Paramedics rushed Katherine P. Bolton '01, a member of the Harvard cheerleading team, to Mt. Auburn Hospital in an ambulance Saturday morning after she injured her neck during cheerleading practice.
Hospital administrators said that Bolton was taken to the emergency room in the morning, treated and released two hours later.
Bolton said in an interview yesterday that doctors in the emergency room took X-rays of her head and neck and determined that her injuries were not serious.
"It hurt right when it happened...I was scared for a minute," Bolton said. "I'm fine now." Bolton said she was sore all day Saturday.
The cheerleading squad was practicing stunts for the football game against Holy Cross later that afternoon. Bolton was spotting for some of the other cheerleaders while they formed pyramids.
L. Elaine Chestney '98, president of the cheerleading team, said that another cheerleader fell from the pyramid onto Bolton's head and "compressed" her neck.
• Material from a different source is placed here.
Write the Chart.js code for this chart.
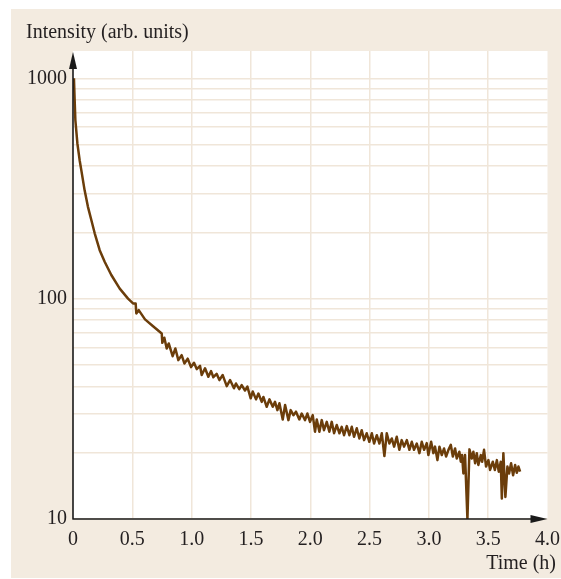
<!DOCTYPE html>
<html>
<head>
<meta charset="utf-8">
<script src="https://cdn.jsdelivr.net/npm/chart.js@4.4.1/dist/chart.umd.min.js"></script>
<style>
  html, body { margin: 0; padding: 0; background: #fff; }
</style>
</head>
<body>
<canvas id="c" width="561" height="579"></canvas>
<script>
// lectura del gráfico: tiempo (h) e intensidad (u. arb.)
const timeH = [
  0.008, 0.014, 0.020, 0.037, 0.056, 0.070, 0.098, 0.126, 0.155, 0.183,
  0.225, 0.267, 0.323, 0.394, 0.464, 0.506, 0.528, 0.534, 0.554, 0.607,
  0.675, 0.748,
  0.753, 0.770, 0.790, 0.807, 0.840, 0.863, 0.888, 0.916, 0.939, 0.967,
  0.995, 1.020, 1.043, 1.071, 1.085, 1.113, 1.141, 1.164, 1.183, 1.211,
  1.234, 1.262, 1.296, 1.324,
  1.357, 1.374, 1.402, 1.422, 1.450, 1.470, 1.498, 1.515, 1.543, 1.563,
  1.591, 1.605, 1.633, 1.656, 1.684, 1.703, 1.723, 1.740, 1.768, 1.788,
  1.816, 1.835, 1.858, 1.880, 1.908, 1.928, 1.956, 1.976, 1.998, 2.021,
  2.040, 2.055, 2.077, 2.097, 2.116, 2.139,
  2.161, 2.181, 2.201, 2.223, 2.246, 2.265, 2.285, 2.308, 2.330, 2.350,
  2.369, 2.392, 2.414, 2.434, 2.454, 2.476, 2.498, 2.519, 2.538, 2.561,
  2.583, 2.603, 2.625, 2.645, 2.667, 2.687, 2.707, 2.729, 2.751, 2.771,
  2.791, 2.814, 2.836, 2.856, 2.875, 2.898, 2.920, 2.940, 2.960, 2.982,
  2.996,
  3.019, 3.038, 3.052, 3.072, 3.089, 3.109, 3.128, 3.145, 3.165, 3.185,
  3.202, 3.221, 3.235, 3.257, 3.269, 3.280, 3.291, 3.305, 3.325, 3.342,
  3.362, 3.375, 3.390, 3.404, 3.417, 3.438, 3.449, 3.465, 3.482, 3.502,
  3.516, 3.539, 3.556, 3.573, 3.589, 3.606, 3.615, 3.628, 3.645, 3.662,
  3.676, 3.693, 3.710, 3.727, 3.741, 3.755, 3.769
];
const intensity = [
  1000, 794, 645, 506, 425, 383, 310, 261, 227, 198,
  166, 147, 128, 111, 100, 95.1, 95.1, 85.7, 88.7, 80.5,
  75, 69.5,
  63, 66.5, 59.4, 62.6, 54.8, 59.4, 52.6, 55.4, 50.8, 53.4,
  48.9, 51.2, 47.9, 49.5, 45.0, 48.3, 44.2, 46.9, 44.0, 45.6,
  42.7, 45.0, 40.1, 42.7,
  39.2, 41.2, 38.8, 40.5, 38.3, 39.9, 35.3, 37.9, 34.9, 37.1,
  34.0, 35.8, 32.3, 34.9, 32.3, 34.0, 31.2, 33.5, 28.3, 32.9,
  28.1, 31.2, 29.6, 30.7, 28.3, 30.1, 28.1, 30.1, 27.6, 29.6,
  24.9, 28.3, 24.9, 28.1, 25.3, 27.6,
  24.9, 27.6, 24.5, 26.7, 24.5, 26.2, 24.0, 26.4, 24.0, 26.2,
  23.6, 25.8, 23.2, 25.3, 22.8, 24.5, 22.4, 24.5, 22.0, 24.0,
  22.0, 24.5, 19.3, 24.5, 22.0, 23.2, 21.3, 23.6, 20.6, 22.8,
  21.3, 22.8, 20.6, 22.4, 20.6, 22.0, 19.9, 22.4, 20.6, 22.1,
  19.5,
  22.4, 19.9, 21.3, 18.5, 21.3, 19.5, 20.9, 19.2, 20.6, 21.7,
  19.2, 20.9, 18.8, 20.2, 18.2, 19.5, 16.1, 19.5, 10, 20.7,
  18.8, 20.2, 17.9, 19.9, 17.6, 19.5, 18.2, 20.6, 17.3, 18.5,
  16.7, 18.2, 16.7, 18.5, 16.4, 18.2, 12.4, 19.9, 12.6, 17.3,
  16.1, 17.9, 15.8, 17.6, 16.2, 17.3, 16.4
];

const xTicks    = [0, 0.5, 1, 1.5, 2, 2.5, 3, 3.5, 4];
const yGrid     = [10, 20, 30, 40, 50, 60, 70, 80, 90,
                   100, 200, 300, 400, 500, 600, 700, 800, 900, 1000];
const yLabelled = [10, 100, 1000];
const yTitle = 'Intensity (arb. units)';
const xTitle = 'Time (h)';

const serif     = '"Liberation Serif", "Times New Roman", serif';
const textColor = '#231f20';
const gridColor = '#f0e6d9';
const panelColor = '#f3ebe0';
const lineColor = '#6b3d0a';

// fondo beige + área blanca, ejes con flechas y títulos
const decor = {
  id: 'decor',
  beforeDraw(chart) {
    const { ctx, chartArea: ca } = chart;
    ctx.save();
    ctx.fillStyle = panelColor;
    ctx.fillRect(11, 9, chart.width - 11, chart.height - 10);
    ctx.fillStyle = '#ffffff';
    ctx.fillRect(ca.left, ca.top, ca.right - ca.left, ca.bottom - ca.top);
    ctx.restore();
  },
  afterDraw(chart) {
    const { ctx, chartArea: ca } = chart;
    const x0 = chart.scales.x.getPixelForValue(0);
    const y0 = chart.scales.y.getPixelForValue(10);
    ctx.save();
    ctx.strokeStyle = '#1a1a1a';
    ctx.fillStyle = '#1a1a1a';
    ctx.lineWidth = 1.6;
    ctx.beginPath();
    ctx.moveTo(x0, y0 + 0.5);
    ctx.lineTo(x0, ca.top + 12);
    ctx.moveTo(x0 - 0.5, y0);
    ctx.lineTo(ca.right - 12, y0);
    ctx.stroke();
    // flecha vertical
    ctx.beginPath();
    ctx.moveTo(x0, ca.top + 1);
    ctx.lineTo(x0 - 4, ca.top + 18);
    ctx.lineTo(x0 + 4, ca.top + 18);
    ctx.closePath();
    ctx.fill();
    // flecha horizontal
    ctx.beginPath();
    ctx.moveTo(ca.right, y0);
    ctx.lineTo(ca.right - 17, y0 - 4);
    ctx.lineTo(ca.right - 17, y0 + 4);
    ctx.closePath();
    ctx.fill();

    ctx.fillStyle = textColor;
    ctx.font = '20px ' + serif;
    ctx.textBaseline = 'alphabetic';
    ctx.textAlign = 'left';
    ctx.fillText(yTitle, 26, 38);
    ctx.textAlign = 'right';
    ctx.fillText(xTitle, 556, 569);
    ctx.restore();
  }
};

const points = timeH.map((t, i) => ({ x: t, y: intensity[i] }));

new Chart(document.getElementById('c'), {
  type: 'line',
  data: {
    datasets: [{
      data: points,
      borderColor: lineColor,
      borderWidth: 2.5,
      borderJoinStyle: 'round',
      pointRadius: 0,
      tension: 0,
      fill: false
    }]
  },
  options: {
    responsive: false,
    animation: false,
    events: [],
    layout: { padding: { left: 13, top: 51, right: 13.5, bottom: 20 } },
    plugins: { legend: { display: false }, tooltip: { enabled: false } },
    scales: {
      x: {
        type: 'linear',
        min: 0,
        max: 4,
        afterBuildTicks: s => { s.ticks = xTicks.map(v => ({ value: v })); },
        afterFit: s => { s.height = 40; s.paddingLeft = 0; s.paddingRight = 0; },
        border: { display: false },
        grid: {
          color: c => (c.tick && (c.tick.value === 0 || c.tick.value === 4)) ? 'rgba(0,0,0,0)' : gridColor,
          lineWidth: 1.5,
          drawTicks: false
        },
        ticks: {
          padding: 9,
          maxRotation: 0,
          autoSkip: false,
          color: textColor,
          font: { family: serif, size: 20 },
          callback: v => v === 0 ? '0' : Number(v).toFixed(1)
        }
      },
      y: {
        type: 'logarithmic',
        min: 10,
        max: 1330,
        afterBuildTicks: s => { s.ticks = yGrid.map(v => ({ value: v })); },
        afterFit: s => { s.width = 60; s.paddingTop = 0; s.paddingBottom = 0; },
        border: { display: false },
        grid: {
          color: gridColor,
          lineWidth: 1.5,
          drawTicks: false
        },
        ticks: {
          padding: 6,
          autoSkip: false,
          color: textColor,
          font: { family: serif, size: 20 },
          callback: v => yLabelled.includes(v) ? String(v) : ''
        }
      }
    }
  },
  plugins: [decor]
});
</script>
</body>
</html>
She said the cheerleaders immediately notified the people at the front desk of the Malkin Athletic Center, who Chestney said overreacted and told the police that Bolton had severe head injuries.
"Accidents like this happen and the best thing to do is to get up and try again," Chestney said.
Dean of the College Harry R. Lewis '68 expressed concern for Bolton.
"I was notified of this incident, about which I am of course concerned, shortly after it occurred yesterday morning," he wrote in an e-mail message. "I am thankful that the cheerleader's injuries were not more serious."
Lt. George A. Hill of the Harvard University Police Department (HUPD) questioned the lack of supervision at the time.
"One of the problems...is that they don't have a coach," Hill said. "They're going by what they learned in high school."
Chestney confirmed that the squad has not had a permanent coach for several years. The cheerleaders have begun a new policy this year, however, of hiring a professional coach to teach the team on specific occasions.
Lewis said that he investigated the incident on Saturday with the University Athletic Department and looked into the safety measures already in place in the department.
"I will be following up with the Athletic Department to see if any new procedures should be put in place to reduce the risks of similar incidents in the future," Lewis said
Chestney did not attribute the accident to lack of understanding of safety precautions.
"Everyone knows the safety precautions, and they were taken," Chestney said. "I don't think [Bolton] was used to spotting in this position."
Bolton said the accident could happen anywhere.
"In any circumstances it's easy for someone to slip," she said.
Chestney said that accidents are uncommon in cheerleading.
"People fall from stunts, but usually they're caught in the proper way," Chestney said. "This doesn't happen very often."